Calzadilla de la Cueza to Sahagun

Hello friends — short email tonight, and no photos — the Internet in the hotel room in Sahagun is fitful, despite assurances by the owner that last night’s guest had no trouble whatsoever.

We left our hostal in Calzadilla, with its friendly peregrino owner, and set out about 8:00 a.m. before the sun was really up. We treated ourselves nicely, on a hot, long day, by stopping several times for coffee and food before we arrived in Sahagun — big city, about 170,000 people. The sun was bright and shade scarce along the way. We’re still on the meseta, with wheat fields, some corn, a few small villages, and open gravel paths for the pilgrims. It’s more rolling now; closer to southwest Michigan or Iowa than to the flat openness of Illinois. Luckily, most of the bugs stayed back in yesterday’s territory.

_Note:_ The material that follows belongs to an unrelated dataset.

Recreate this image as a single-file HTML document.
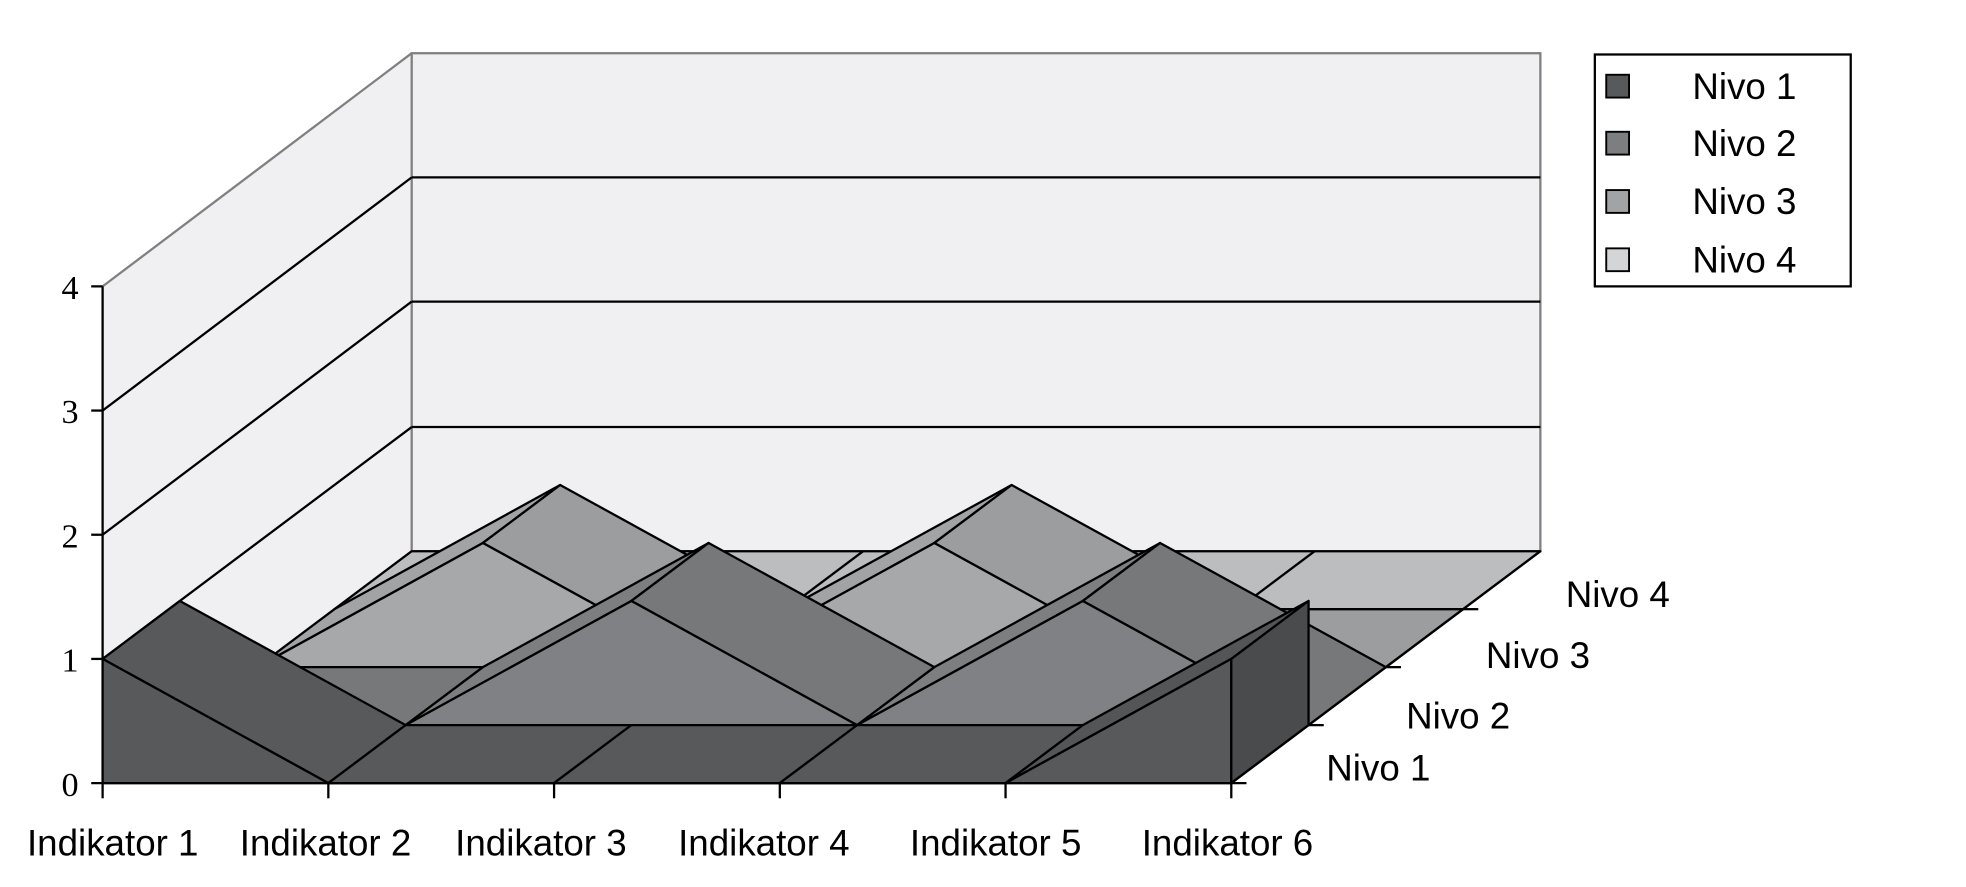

It looked as if the day’s walk might be around eleven or twelve miles; it was more like 13 or 14; and we put in another 2 1/2 miles walking around Sahagun. So we’re exhausted from 16 1/2 miles+, and looking forward to sleeping in tomorrow. Regina needs to catch up also, given her 24 hours from Seattle to Madrid, and then a train trip to Sahagun.
Coming into the city about 4:00 p.m., Jim said “Buen Camino” to a guy getting onto a bike. He had panniers, and looked as if he might be a pilgrim . . . but he said, “I am not a pilgrim, I am a worker. Workers are pilgrims every day.” We agreed, and he came along with us, speaking pretty decent English, telling us about his girl friend from Ft. Meyers, Florida, and expounding on Spanish and American politics. He thought that the U.S. was responsible for Spain’s current economic woes.
Regina’s train arrived on time at the small station, and we got her to the hotel (1/2 mile away, on the Camino as it goes through the town) so she could shower and change. Our search for dinner before eight p.m. (we were all too hungry to wait until Spanish dinnertime) took us to a restaurant on the main plaza where dozens of little Spanish kids rode their bikes and ran around and screeched, having a great time. All of the cafes were busy, with most of the outside tables full; the stores stay open until 9:00 to serve the local clientele.
OK, I’m going to try to send this — more tomorrow, with additional photos.